Character Mapping

The Character Mapping framework maps text values, defined by a set of character groups, to other text values generated from the same character groups. For example, an algorithm that defines a character group of [0-9] will find all characters between 0 and 9, and replace them with values also contained within that character group.

To elaborate further, a Character Mapping algorithm could be defined with a single character group, "[0-9]", and it might mask as follows:

"(603) 867-5309" → "(463) 638-0193"
"999-12-3456" → "453-71-6283"
"Call Tom at 8:00PM" → "Call Tom at 2:45PM"
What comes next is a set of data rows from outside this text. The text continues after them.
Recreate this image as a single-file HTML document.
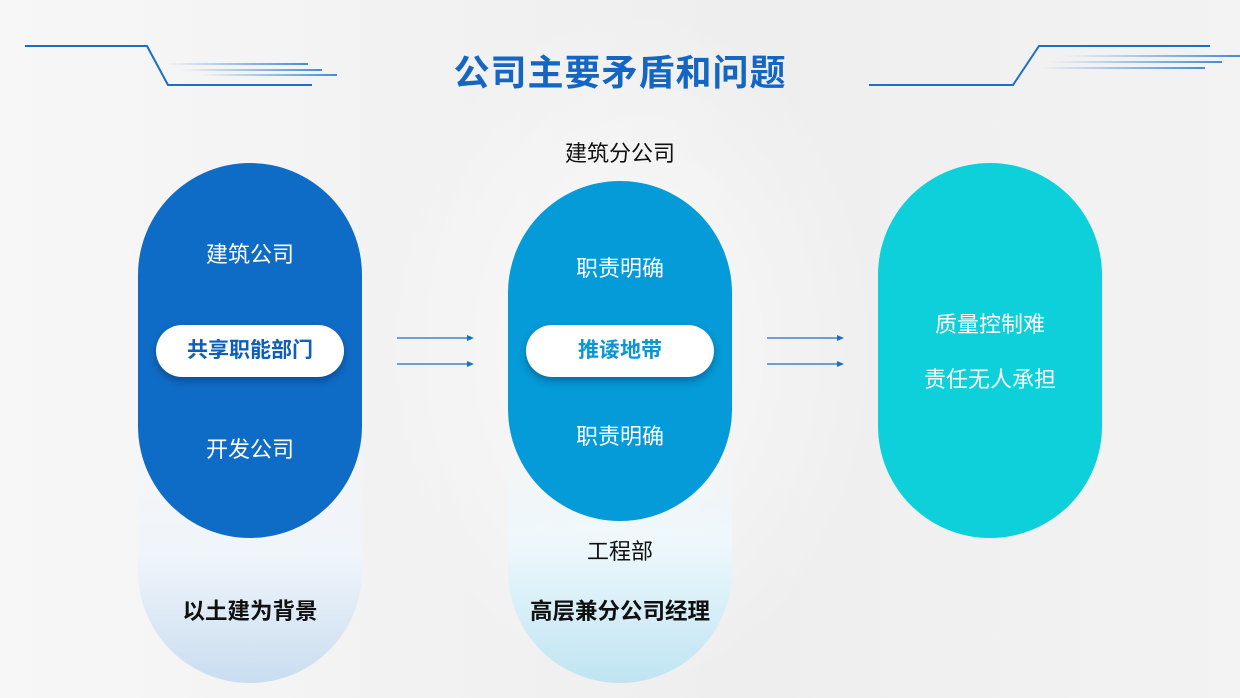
<!DOCTYPE html>
<html><head><meta charset="utf-8"><style>
*{margin:0;padding:0;box-sizing:border-box}
body{width:1240px;height:698px;overflow:hidden;position:relative;font-family:"Liberation Sans","Noto Sans CJK SC",sans-serif;background:linear-gradient(90deg,#f7f7f7 0%,#f1f1f1 40%,#eeeeee 60%,#f3f3f3 100%)}
.abs{position:absolute}
.pill{position:absolute;width:224px;border-radius:112px}
.t{position:absolute;width:224px;text-align:center;color:#fff;font-size:22px}
.w{position:absolute;background:#fff;border-radius:26px;height:52px;width:188px;text-align:center;line-height:52px;font-size:21px;font-weight:bold;box-shadow:0 4px 8px rgba(0,0,40,.3)}
</style></head><body>
<div class="abs" style="left:380px;top:0;width:500px;height:698px;background:radial-gradient(ellipse at 50% 50%,rgba(255,255,255,.7),rgba(255,255,255,0) 70%)"></div>
<svg class="abs" style="left:0;top:0" width="1240" height="698">
<defs>
<linearGradient id="fl" x1="0" x2="1"><stop offset="0" stop-color="#1a73cc" stop-opacity="0"/><stop offset="1" stop-color="#1a73cc" stop-opacity=".8"/></linearGradient>
<linearGradient id="fr" x1="1" x2="0"><stop offset="0" stop-color="#1a73cc" stop-opacity=".8"/><stop offset="1" stop-color="#1a73cc" stop-opacity="0"/></linearGradient>
</defs>
<polyline points="25,46 147,46 168,85 312,85" fill="none" stroke="#1a6fc8" stroke-width="2"/>
<rect x="165" y="63" width="143" height="2" fill="url(#fl)"/>
<rect x="180" y="69" width="142" height="2" fill="url(#fl)"/>
<rect x="200" y="74" width="137" height="2" fill="url(#fl)"/>
<polyline points="869,85 1013,85 1039,46 1210,46" fill="none" stroke="#1a6fc8" stroke-width="2"/>
<rect x="1065" y="55" width="175" height="2" fill="url(#fr)"/>
<rect x="1050" y="61" width="172" height="2" fill="url(#fr)"/>
<rect x="1040" y="67" width="165" height="2" fill="url(#fr)"/>
<g stroke="#1a6fc8" stroke-width="1.2" fill="#1a6fc8">
<line x1="397" y1="338" x2="468" y2="338"/><polygon points="474,338 467,335 467,341" stroke="none"/>
<line x1="397" y1="364" x2="468" y2="364"/><polygon points="474,364 467,361 467,367" stroke="none"/>
<line x1="767" y1="338" x2="838" y2="338"/><polygon points="844,338 837,335 837,341" stroke="none"/>
<line x1="767" y1="364" x2="838" y2="364"/><polygon points="844,364 837,361 837,367" stroke="none"/>
</g>
</svg>
<div class="abs" style="left:0;top:50px;width:1240px;text-align:center;font-size:36px;line-height:46px;font-weight:bold;color:#1566c2;letter-spacing:1px">公司主要矛盾和问题</div>

<div class="pill" style="left:138px;top:163px;height:520px;background:linear-gradient(180deg,rgba(255,255,255,0) 55%,#f0f5fb 75%,#c9ddf0 100%)"></div>
<div class="pill" style="left:138px;top:163px;height:375px;background:#0f6cc6"></div>
<div class="t" style="left:138px;top:237px">建筑公司</div>
<div class="w" style="left:156px;top:325px;color:#0f5fb8">共享职能部门</div>
<div class="t" style="left:138px;top:432px">开发公司</div>
<div class="t" style="left:138px;top:594px;color:#111;font-weight:bold;font-size:22.5px">以土建为背景</div>

<div class="abs" style="left:508px;top:136px;width:224px;text-align:center;font-size:22px;color:#111">建筑分公司</div>
<div class="pill" style="left:508px;top:181px;height:502px;background:linear-gradient(180deg,rgba(255,255,255,0) 55%,#eef8fc 72%,#bfe4f2 100%)"></div>
<div class="pill" style="left:508px;top:181px;height:340px;background:#049bd8"></div>
<div class="t" style="left:508px;top:251px">职责明确</div>
<div class="w" style="left:526px;top:325px;color:#0a96d2">推诿地带</div>
<div class="t" style="left:508px;top:419px">职责明确</div>
<div class="t" style="left:508px;top:534px;color:#111">工程部</div>
<div class="t" style="left:508px;top:594px;color:#111;font-weight:bold;font-size:22.5px">高层兼分公司经理</div>

<div class="pill" style="left:878px;top:163px;height:375px;background:#0dd0da"></div>
<div class="t" style="left:878px;top:307px">质量控制难</div>
<div class="t" style="left:878px;top:362px">责任无人承担</div>
</body></html>
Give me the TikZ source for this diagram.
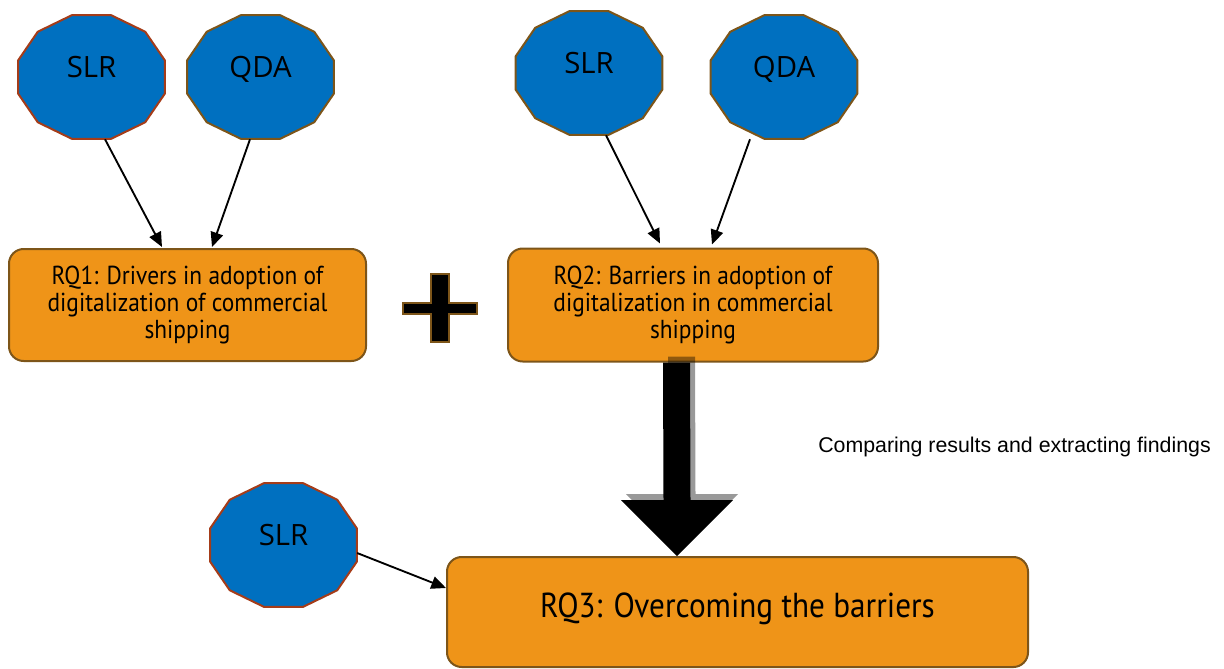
\documentclass[tikz,border=0pt]{standalone}
\usepackage{fontspec}
\setmainfont{PT Sans}[FakeStretch=0.9]
\newfontfamily\hubfont{Open Sans}
\newfontfamily\notefont{Liberation Sans}
\usetikzlibrary{arrows.meta,calc,shapes.geometric}

\definecolor{hubblue}{RGB}{0,112,192}
\definecolor{rust}{RGB}{165,60,25}
\definecolor{umber}{RGB}{125,85,25}
\definecolor{boxfill}{RGB}{239,148,24}
\definecolor{boxedge}{RGB}{125,85,25}

\begin{document}
\begin{tikzpicture}[x=0.75pt,y=-0.75pt,
	hub/.style={fill=hubblue,line width=1.5pt,line join=round},
	hubtxt/.style={ellipse,inner sep=0pt,minimum width=110pt,minimum height=93pt,
		text height=0pt,text depth=0pt,font=\hubfont\fontsize{22}{26}\selectfont},
	rq/.style={draw=boxedge,fill=boxfill,line width=1.5pt,rounded corners=11pt,
		align=center,inner sep=0pt,font=\fontsize{19.5}{20.6}\selectfont},
	link/.style={-{Triangle[length=11pt,width=9.5pt]},line width=1.4pt},
	note/.style={font=\notefont\fontsize{16}{19}\selectfont}]

	\useasboundingbox (0,0) rectangle (1224,668);

	% question boxes
	\node[rq,minimum width=267.75pt,minimum height=84pt] (rq1) at (187.5,305)
		{RQ1: Drivers in adoption of\\digitalization of commercial\\shipping};
	\node[rq,minimum width=277.5pt,minimum height=84.75pt] (rq2) at (693,305)
		{RQ2: Barriers in adoption of\\digitalization in commercial\\shipping};
	\node[rq,minimum width=435.75pt,minimum height=82.5pt,text depth=10pt,
		font=\fontsize{26}{30}\selectfont] (rq3) at (737.5,612)
		{RQ3: Overcoming the barriers};

	% the method blobs (12 sided, a bit wider than tall)
	\foreach \nm/\cx/\cy/\bc/\txt in {slra/91.5/77/rust/SLR, qdaa/260.5/77/umber/QDA,
		slrb/589/73/umber/SLR, qdab/784/77/umber/QDA, slrc/283.5/545/rust/SLR}{
		\draw[hub,draw=\bc,shift={(\cx,\cy)}] (15:76 and 64)
			\foreach \a in {45,75,...,345}{ -- (\a:76 and 64)} -- cycle;
		\node[hubtxt] (\nm) at (\cx,\cy) {\txt};
	}

	\draw[link] ($(slra.south)+(13.5,0)$) -- ($(rq1.north)+(-25.5,-1)$);
	\draw[link] ($(qdaa.south)+(-10.5,0)$) -- ($(rq1.north)+(24.5,-1)$);
	\draw[link] ($(slrb.south)+(17,0)$) -- ($(rq2.north)+(-33,-4)$);
	\draw[link] ($(qdab.south)+(-34,0)$) -- ($(rq2.north)+(19,-3)$);
	\draw[link] ($(slrc.east)+(0,8)$) -- ($(rq3.west)+(0,-24)$);

	% plus between RQ1 and RQ2
	\draw[fill=black,draw=boxedge,line width=1.5pt]
		(431,274) -- (449,274) -- (449,303) -- (477,303) -- (477,314) -- (449,314)
		-- (449,342) -- (431,342) -- (431,314) -- (403,314) -- (403,303) -- (431,303) -- cycle;

	% block arrow RQ2 -> RQ3, shadow first
	\coordinate (shafttop) at ($(rq2.south)+(-16.5,0)$);
	\coordinate (tip) at ($(rq3.north)+(-60.5,0)$);
	\foreach \dx/\dy/\op in {5/-6/0.4, 0/0/1}{
		\fill[black,opacity=\op]
			($(shafttop)+(\dx-13.5,\dy)$) -- ($(tip)+(\dx-13.5,\dy-56)$) -- ($(tip)+(\dx-56,\dy-56)$)
			-- ($(tip)+(\dx,\dy)$) -- ($(tip)+(\dx+56,\dy-56)$) -- ($(tip)+(\dx+13.5,\dy-56)$)
			-- ($(shafttop)+(\dx+13.5,\dy)$) -- cycle;
	}

	\node[note] (cmp) at (1014.5,447) {Comparing results and extracting findings};

\end{tikzpicture}
\end{document}
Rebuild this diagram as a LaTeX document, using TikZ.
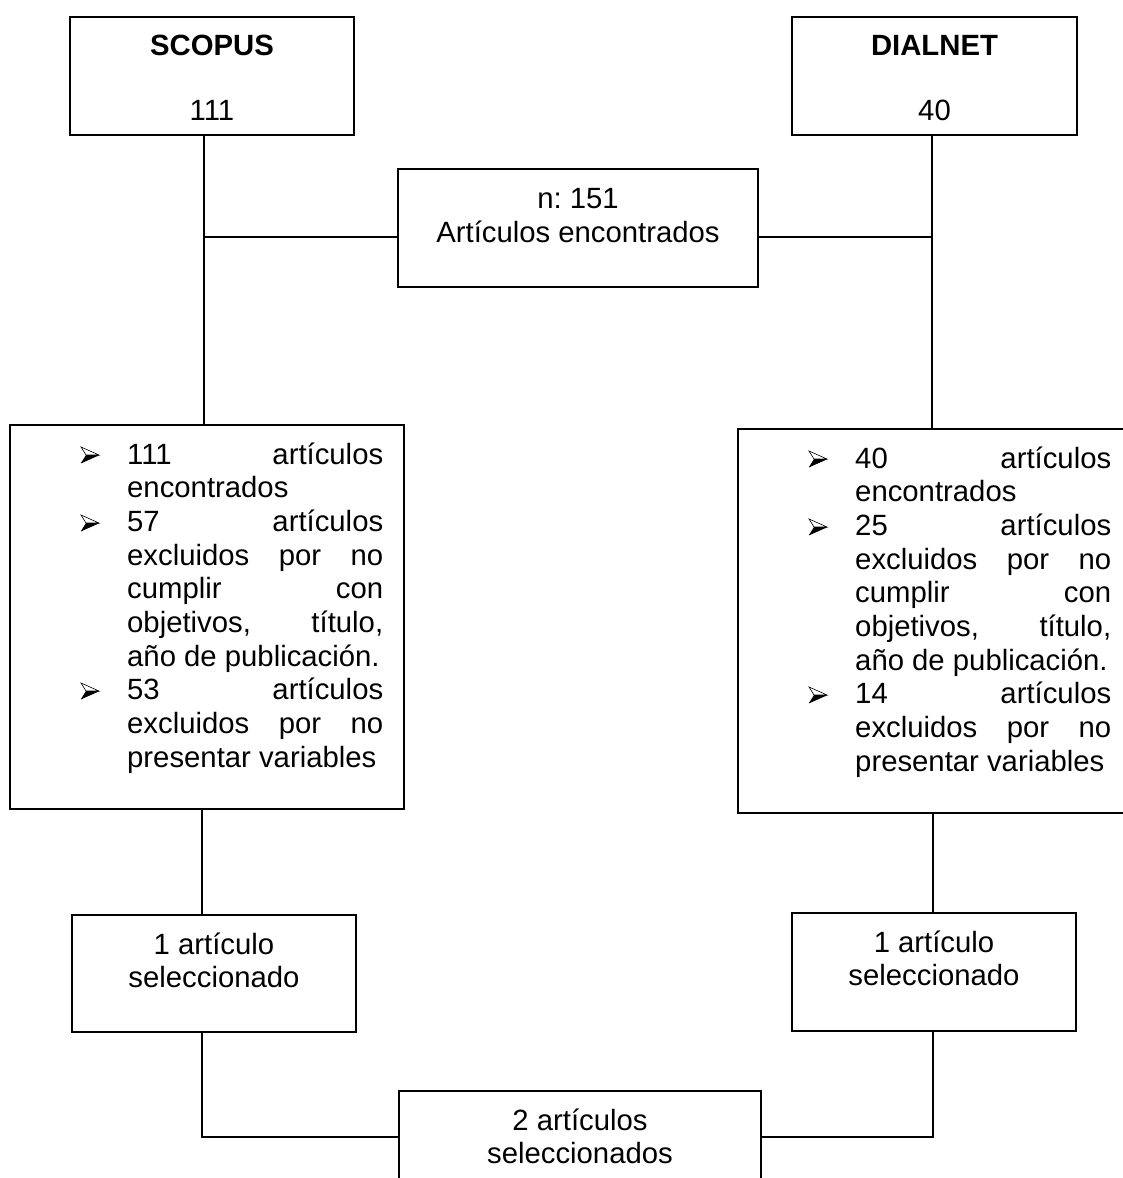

Mappings are calculated algorithmically, so it is not necessary to provide the set of mapping values. The algorithm preserves any characters not assigned to a group. Any characters from the first Unicode plane can be mapped, which covers most characters used in modern languages. Other (supplementary) characters can only be preserved.

The particular set of permutations used is determined by the algorithm's key, so rekeying the algorithm will cause different outputs to be generated for each input.

The algorithm has the following properties:

The masked value for each input is consistent unless the algorithm is rekeyed.
No two text inputs produce the same text output. Collisions are possible for some data types, such as Numeric, where multiple text values, such as "001" and "1", are treated as the same value.
As long as at least one maskable character is present in the input, the masked value will never match the input.
Each masked position influences the mapping done at every other masked position.

For these reasons, this algorithm is useful for masking columns with uniqueness requirements, such as primary and foreign key columns.